§ What the task requires
Include the line containing "import matplotlib.pyplot as plt" and all lines before it, repeated exactly from the listing below, without pictures.

§ Information shown
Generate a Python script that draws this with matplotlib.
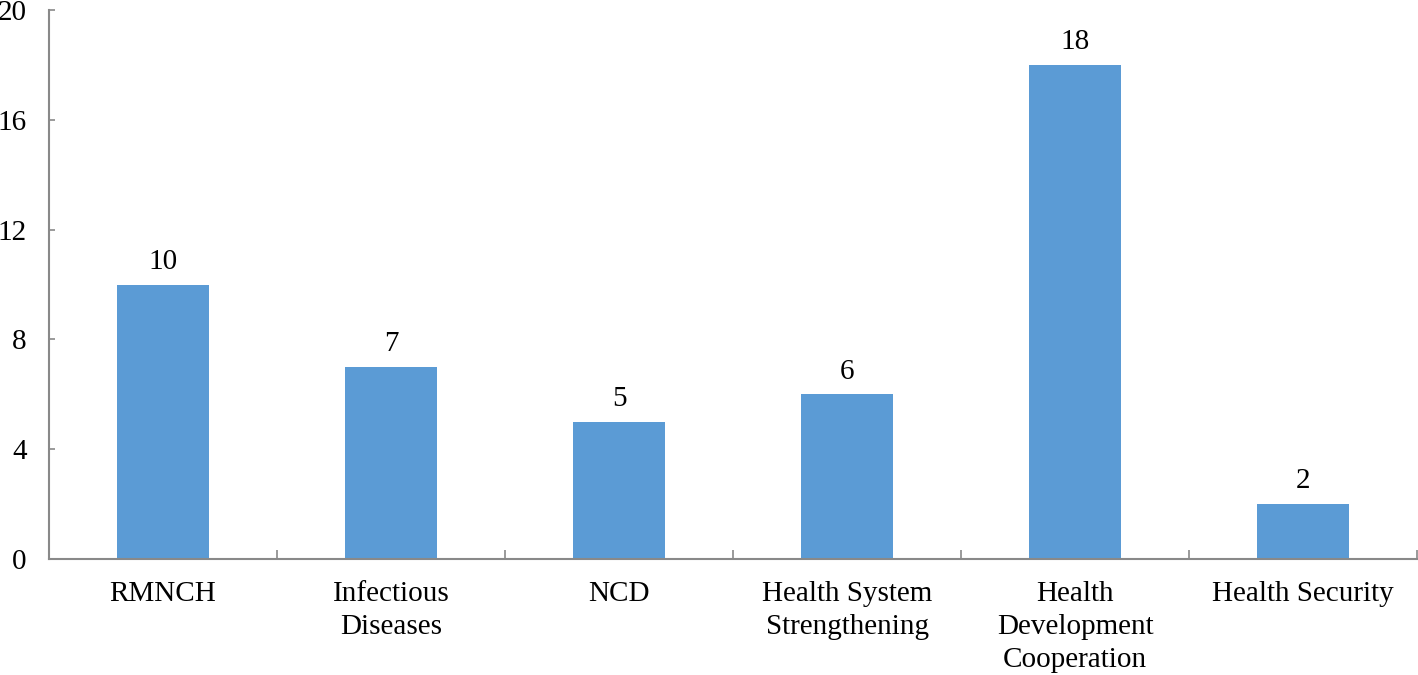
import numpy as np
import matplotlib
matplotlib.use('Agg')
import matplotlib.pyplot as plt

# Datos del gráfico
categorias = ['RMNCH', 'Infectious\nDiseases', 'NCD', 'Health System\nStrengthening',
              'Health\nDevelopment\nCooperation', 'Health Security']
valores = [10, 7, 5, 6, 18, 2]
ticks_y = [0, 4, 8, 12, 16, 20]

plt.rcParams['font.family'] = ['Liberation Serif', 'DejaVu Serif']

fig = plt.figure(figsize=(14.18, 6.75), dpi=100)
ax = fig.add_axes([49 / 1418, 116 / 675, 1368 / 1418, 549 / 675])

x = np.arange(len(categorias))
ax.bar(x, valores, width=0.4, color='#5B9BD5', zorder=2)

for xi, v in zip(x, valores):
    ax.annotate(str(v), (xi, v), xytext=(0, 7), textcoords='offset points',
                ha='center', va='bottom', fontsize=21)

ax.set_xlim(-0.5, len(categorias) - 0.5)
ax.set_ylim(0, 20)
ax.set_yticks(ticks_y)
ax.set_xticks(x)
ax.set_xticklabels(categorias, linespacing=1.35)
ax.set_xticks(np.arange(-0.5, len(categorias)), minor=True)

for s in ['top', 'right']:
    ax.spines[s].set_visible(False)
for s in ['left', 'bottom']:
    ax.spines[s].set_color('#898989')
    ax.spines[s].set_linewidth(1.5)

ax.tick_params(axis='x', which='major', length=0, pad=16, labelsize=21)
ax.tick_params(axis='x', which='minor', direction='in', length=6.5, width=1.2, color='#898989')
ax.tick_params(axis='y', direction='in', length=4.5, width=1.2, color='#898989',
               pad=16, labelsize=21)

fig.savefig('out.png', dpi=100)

§ Task output
Generate a Python script that draws this with matplotlib.
import numpy as np
import matplotlib
matplotlib.use('Agg')
import matplotlib.pyplot as plt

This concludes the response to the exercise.